Leave out the pictures and repeat the data exactly.

****

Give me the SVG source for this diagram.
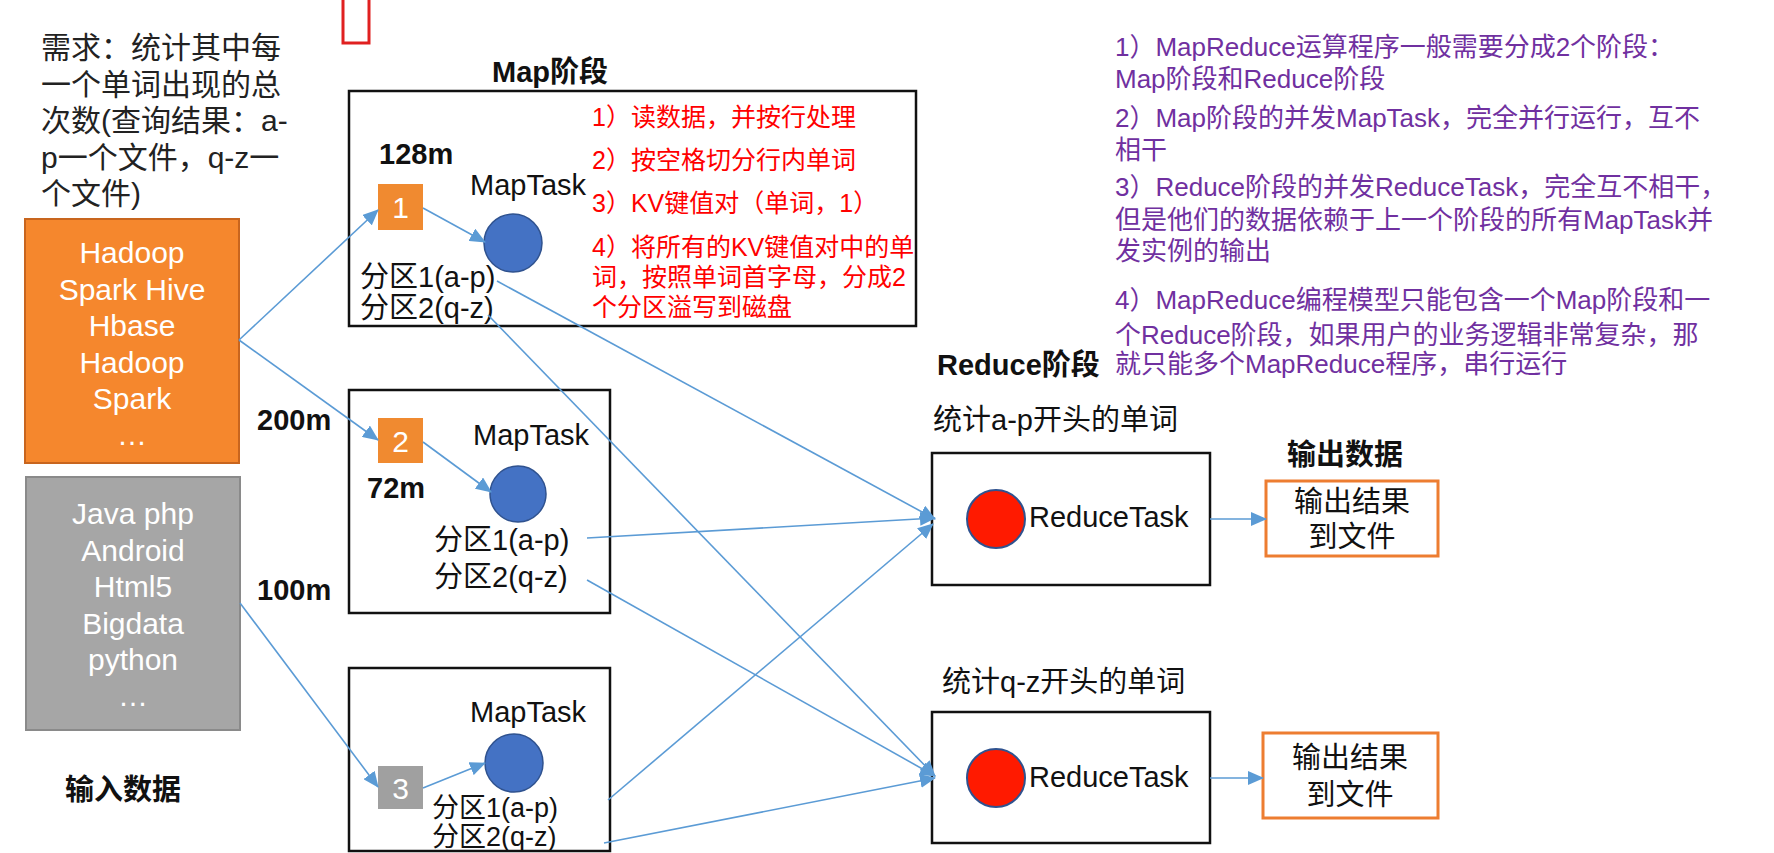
<svg xmlns="http://www.w3.org/2000/svg" width="1774" height="853" viewBox="0 0 1774 853">
<defs>
<marker id="arr" markerUnits="userSpaceOnUse" markerWidth="16" markerHeight="14" refX="15" refY="7" orient="auto">
<path d="M0,0 L16,7 L0,14 z" fill="#5B9BD5"/>
</marker>
<style>
text{font-family:"Liberation Sans","Noto Sans CJK SC",sans-serif;}
.t{font-size:29px;fill:#111;}
.s{font-size:27px;fill:#111;}
.b{font-size:29px;font-weight:bold;fill:#111;}
.w{font-size:30px;fill:#fff;text-anchor:middle;}
.req{font-size:30px;fill:#222;}
.red{font-size:25px;fill:#FF0000;}
.pur{font-size:26px;fill:#7030A0;}
.box{fill:none;stroke:#111;stroke-width:2.5;}
.out{fill:#fff;stroke:#ED7D31;stroke-width:3;}
.mc{fill:#4472C4;stroke:#2F528F;stroke-width:1.5;}
.rc{fill:#FF1A00;stroke:#2F528F;stroke-width:2;}
.ln{stroke:#5B9BD5;stroke-width:1.6;fill:none;marker-end:url(#arr);}
.c{text-anchor:middle;}
</style>
</defs>
<rect width="1774" height="853" fill="#fff"/>

<rect x="343" y="-3" width="26" height="46" fill="none" stroke="#E02020" stroke-width="3"/>

<g id="requirement">
<text class="req" x="41" y="58">需求：统计其中每</text>
<text class="req" x="41" y="94.5">一个单词出现的总</text>
<text class="req" x="41" y="131">次数(查询结果：a-</text>
<text class="req" x="41" y="167.5">p一个文件，q-z一</text>
<text class="req" x="41" y="204">个文件)</text>
</g>

<g id="input1">
<rect x="25" y="219" width="214" height="244" fill="#F5872D" stroke="#C8651E" stroke-width="2"/>
<text class="w" x="132" y="263">Hadoop</text>
<text class="w" x="132" y="299.5">Spark Hive</text>
<text class="w" x="132" y="336">Hbase</text>
<text class="w" x="132" y="372.5">Hadoop</text>
<text class="w" x="132" y="409">Spark</text>
<text class="w" x="132" y="445">…</text>
</g>

<g id="input2">
<rect x="26" y="477" width="214" height="253" fill="#A6A6A6" stroke="#8A8A8A" stroke-width="2"/>
<text class="w" x="133" y="524">Java php</text>
<text class="w" x="133" y="560.5">Android</text>
<text class="w" x="133" y="597">Html5</text>
<text class="w" x="133" y="633.5">Bigdata</text>
<text class="w" x="133" y="670">python</text>
<text class="w" x="133" y="706">…</text>
</g>

<g id="input-label"><text class="b" x="65" y="800">输入数据</text></g>

<g id="sizes">
<text class="b" x="379" y="164">128m</text>
<text class="b" x="257" y="430">200m</text>
<text class="b" x="367" y="498">72m</text>
<text class="b" x="257" y="600">100m</text>
</g>

<g id="map-title"><text class="b" x="492" y="82">Map阶段</text></g>

<g id="map1">
<rect class="box" x="349" y="91" width="567" height="235"/>
<rect x="378" y="184" width="45" height="46" fill="#F08A30"/>
<text class="w" x="400.5" y="218">1</text>
<text class="t" x="470" y="195">MapTask</text>
<circle class="mc" cx="513" cy="243" r="29"/>
<text class="t" x="360" y="287">分区1(a-p)</text>
<text class="t" x="360" y="318">分区2(q-z)</text>
<text class="red" x="592" y="126">1）读数据，并按行处理</text>
<text class="red" x="592" y="169">2）按空格切分行内单词</text>
<text class="red" x="592" y="212">3）KV键值对（单词，1）</text>
<text class="red" x="592" y="256">4）将所有的KV键值对中的单</text>
<text class="red" x="592" y="286">词，按照单词首字母，分成2</text>
<text class="red" x="592" y="316">个分区溢写到磁盘</text>
</g>

<g id="map2">
<rect class="box" x="349" y="390" width="261" height="223"/>
<rect x="378" y="418" width="45" height="45" fill="#F08A30"/>
<text class="w" x="400.5" y="452">2</text>
<text class="t" x="473" y="445">MapTask</text>
<circle class="mc" cx="518" cy="494" r="28"/>
<text class="t" x="434" y="550">分区1(a-p)</text>
<text class="t" x="434" y="587">分区2(q-z)</text>
</g>

<g id="map3">
<rect class="box" x="349" y="668" width="261" height="183"/>
<rect x="378" y="766" width="45" height="43" fill="#A0A0A0"/>
<text class="w" x="400.5" y="799">3</text>
<text class="t" x="470" y="722">MapTask</text>
<circle class="mc" cx="514" cy="763" r="29"/>
<text class="s" x="432" y="817">分区1(a-p)</text>
<text class="s" x="432" y="846">分区2(q-z)</text>
</g>

<g id="reduce-title"><text class="b" x="937" y="375">Reduce阶段</text></g>

<g id="reduce1">
<text class="t" x="933" y="430">统计a-p开头的单词</text>
<rect class="box" x="932" y="453" width="278" height="132"/>
<circle class="rc" cx="996" cy="519" r="29"/>
<text class="t" x="1029" y="527">ReduceTask</text>
</g>

<g id="reduce2">
<text class="t" x="942" y="692">统计q-z开头的单词</text>
<rect class="box" x="932" y="712" width="278" height="131"/>
<circle class="rc" cx="996" cy="778" r="29"/>
<text class="t" x="1029" y="787">ReduceTask</text>
</g>

<g id="output-title"><text class="b" x="1287" y="465">输出数据</text></g>

<g id="output1">
<rect class="out" x="1266" y="481" width="172" height="75"/>
<text class="t c" x="1352" y="512">输出结果</text>
<text class="t c" x="1352" y="547">到文件</text>
</g>

<g id="output2">
<rect class="out" x="1263" y="733" width="175" height="85"/>
<text class="t c" x="1350" y="768">输出结果</text>
<text class="t c" x="1350" y="805">到文件</text>
</g>

<g id="notes">
<text class="pur" x="1115" y="56">1）MapReduce运算程序一般需要分成2个阶段：</text>
<text class="pur" x="1115" y="88">Map阶段和Reduce阶段</text>
<text class="pur" x="1115" y="127">2）Map阶段的并发MapTask，完全并行运行，互不</text>
<text class="pur" x="1115" y="159">相干</text>
<text class="pur" x="1115" y="196">3）Reduce阶段的并发ReduceTask，完全互不相干，</text>
<text class="pur" x="1115" y="229">但是他们的数据依赖于上一个阶段的所有MapTask并</text>
<text class="pur" x="1115" y="260">发实例的输出</text>
<text class="pur" x="1115" y="309">4）MapReduce编程模型只能包含一个Map阶段和一</text>
<text class="pur" x="1115" y="344">个Reduce阶段，如果用户的业务逻辑非常复杂，那</text>
<text class="pur" x="1115" y="373">就只能多个MapReduce程序，串行运行</text>
</g>

<g id="connectors">
<path class="ln" d="M239,340 L378,210"/>
<path class="ln" d="M239,340 L378,440"/>
<path class="ln" d="M240,603 L378,787"/>
<path class="ln" d="M423,208 L485,242"/>
<path class="ln" d="M423,442 L491,492"/>
<path class="ln" d="M423,788 L485,763"/>
<path class="ln" d="M497,281 L935,519"/>
<path class="ln" d="M488,315 L935,776"/>
<path class="ln" d="M587,538 L935,518"/>
<path class="ln" d="M587,580 L935,776"/>
<path class="ln" d="M608,800 L933,524"/>
<path class="ln" d="M604,843 L935,778"/>
<path class="ln" d="M1210,519 L1266,519"/>
<path class="ln" d="M1210,778 L1263,778"/>
</g>
</svg>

****

Full solution =>
Give me the SVG source for this diagram.
<svg xmlns="http://www.w3.org/2000/svg" width="1774" height="853" viewBox="0 0 1774 853">
<defs>
<marker id="arr" markerUnits="userSpaceOnUse" markerWidth="16" markerHeight="14" refX="15" refY="7" orient="auto">
<path d="M0,0 L16,7 L0,14 z" fill="#5B9BD5"/>
</marker>
<style>
text{font-family:"Liberation Sans","Noto Sans CJK SC",sans-serif;}
.t{font-size:29px;fill:#111;}
.s{font-size:27px;fill:#111;}
.b{font-size:29px;font-weight:bold;fill:#111;}
.w{font-size:30px;fill:#fff;text-anchor:middle;}
.req{font-size:30px;fill:#222;}
.red{font-size:25px;fill:#FF0000;}
.pur{font-size:26px;fill:#7030A0;}
.box{fill:none;stroke:#111;stroke-width:2.5;}
.out{fill:#fff;stroke:#ED7D31;stroke-width:3;}
.mc{fill:#4472C4;stroke:#2F528F;stroke-width:1.5;}
.rc{fill:#FF1A00;stroke:#2F528F;stroke-width:2;}
.ln{stroke:#5B9BD5;stroke-width:1.6;fill:none;marker-end:url(#arr);}
.c{text-anchor:middle;}
</style>
</defs>
<rect width="1774" height="853" fill="#fff"/>

<rect x="343" y="-3" width="26" height="46" fill="none" stroke="#E02020" stroke-width="3"/>

<g id="requirement">
<text class="req" x="41" y="58">需求：统计其中每</text>
<text class="req" x="41" y="94.5">一个单词出现的总</text>
<text class="req" x="41" y="131">次数(查询结果：a-</text>
<text class="req" x="41" y="167.5">p一个文件，q-z一</text>
<text class="req" x="41" y="204">个文件)</text>
</g>

<g id="input1">
<rect x="25" y="219" width="214" height="244" fill="#F5872D" stroke="#C8651E" stroke-width="2"/>
<text class="w" x="132" y="263">Hadoop</text>
<text class="w" x="132" y="299.5">Spark Hive</text>
<text class="w" x="132" y="336">Hbase</text>
<text class="w" x="132" y="372.5">Hadoop</text>
<text class="w" x="132" y="409">Spark</text>
<text class="w" x="132" y="445">…</text>
</g>

<g id="input2">
<rect x="26" y="477" width="214" height="253" fill="#A6A6A6" stroke="#8A8A8A" stroke-width="2"/>
<text class="w" x="133" y="524">Java php</text>
<text class="w" x="133" y="560.5">Android</text>
<text class="w" x="133" y="597">Html5</text>
<text class="w" x="133" y="633.5">Bigdata</text>
<text class="w" x="133" y="670">python</text>
<text class="w" x="133" y="706">…</text>
</g>

<g id="input-label"><text class="b" x="65" y="800">输入数据</text></g>

<g id="sizes">
<text class="b" x="379" y="164">128m</text>
<text class="b" x="257" y="430">200m</text>
<text class="b" x="367" y="498">72m</text>
<text class="b" x="257" y="600">100m</text>
</g>

<g id="map-title"><text class="b" x="492" y="82">Map阶段</text></g>

<g id="map1">
<rect class="box" x="349" y="91" width="567" height="235"/>
<rect x="378" y="184" width="45" height="46" fill="#F08A30"/>
<text class="w" x="400.5" y="218">1</text>
<text class="t" x="470" y="195">MapTask</text>
<circle class="mc" cx="513" cy="243" r="29"/>
<text class="t" x="360" y="287">分区1(a-p)</text>
<text class="t" x="360" y="318">分区2(q-z)</text>
<text class="red" x="592" y="126">1）读数据，并按行处理</text>
<text class="red" x="592" y="169">2）按空格切分行内单词</text>
<text class="red" x="592" y="212">3）KV键值对（单词，1）</text>
<text class="red" x="592" y="256">4）将所有的KV键值对中的单</text>
<text class="red" x="592" y="286">词，按照单词首字母，分成2</text>
<text class="red" x="592" y="316">个分区溢写到磁盘</text>
</g>

<g id="map2">
<rect class="box" x="349" y="390" width="261" height="223"/>
<rect x="378" y="418" width="45" height="45" fill="#F08A30"/>
<text class="w" x="400.5" y="452">2</text>
<text class="t" x="473" y="445">MapTask</text>
<circle class="mc" cx="518" cy="494" r="28"/>
<text class="t" x="434" y="550">分区1(a-p)</text>
<text class="t" x="434" y="587">分区2(q-z)</text>
</g>

<g id="map3">
<rect class="box" x="349" y="668" width="261" height="183"/>
<rect x="378" y="766" width="45" height="43" fill="#A0A0A0"/>
<text class="w" x="400.5" y="799">3</text>
<text class="t" x="470" y="722">MapTask</text>
<circle class="mc" cx="514" cy="763" r="29"/>
<text class="s" x="432" y="817">分区1(a-p)</text>
<text class="s" x="432" y="846">分区2(q-z)</text>
</g>

<g id="reduce-title"><text class="b" x="937" y="375">Reduce阶段</text></g>

<g id="reduce1">
<text class="t" x="933" y="430">统计a-p开头的单词</text>
<rect class="box" x="932" y="453" width="278" height="132"/>
<circle class="rc" cx="996" cy="519" r="29"/>
<text class="t" x="1029" y="527">ReduceTask</text>
</g>

<g id="reduce2">
<text class="t" x="942" y="692">统计q-z开头的单词</text>
<rect class="box" x="932" y="712" width="278" height="131"/>
<circle class="rc" cx="996" cy="778" r="29"/>
<text class="t" x="1029" y="787">ReduceTask</text>
</g>

<g id="output-title"><text class="b" x="1287" y="465">输出数据</text></g>

<g id="output1">
<rect class="out" x="1266" y="481" width="172" height="75"/>
<text class="t c" x="1352" y="512">输出结果</text>
<text class="t c" x="1352" y="547">到文件</text>
</g>

<g id="output2">
<rect class="out" x="1263" y="733" width="175" height="85"/>
<text class="t c" x="1350" y="768">输出结果</text>
<text class="t c" x="1350" y="805">到文件</text>
</g>

<g id="notes">
<text class="pur" x="1115" y="56">1）MapReduce运算程序一般需要分成2个阶段：</text>
<text class="pur" x="1115" y="88">Map阶段和Reduce阶段</text>
<text class="pur" x="1115" y="127">2）Map阶段的并发MapTask，完全并行运行，互不</text>
<text class="pur" x="1115" y="159">相干</text>
<text class="pur" x="1115" y="196">3）Reduce阶段的并发ReduceTask，完全互不相干，</text>
<text class="pur" x="1115" y="229">但是他们的数据依赖于上一个阶段的所有MapTask并</text>
<text class="pur" x="1115" y="260">发实例的输出</text>
<text class="pur" x="1115" y="309">4）MapReduce编程模型只能包含一个Map阶段和一</text>
<text class="pur" x="1115" y="344">个Reduce阶段，如果用户的业务逻辑非常复杂，那</text>
<text class="pur" x="1115" y="373">就只能多个MapReduce程序，串行运行</text>
</g>

<g id="connectors">
<path class="ln" d="M239,340 L378,210"/>
<path class="ln" d="M239,340 L378,440"/>
<path class="ln" d="M240,603 L378,787"/>
<path class="ln" d="M423,208 L485,242"/>
<path class="ln" d="M423,442 L491,492"/>
<path class="ln" d="M423,788 L485,763"/>
<path class="ln" d="M497,281 L935,519"/>
<path class="ln" d="M488,315 L935,776"/>
<path class="ln" d="M587,538 L935,518"/>
<path class="ln" d="M587,580 L935,776"/>
<path class="ln" d="M608,800 L933,524"/>
<path class="ln" d="M604,843 L935,778"/>
<path class="ln" d="M1210,519 L1266,519"/>
<path class="ln" d="M1210,778 L1263,778"/>
</g>
</svg>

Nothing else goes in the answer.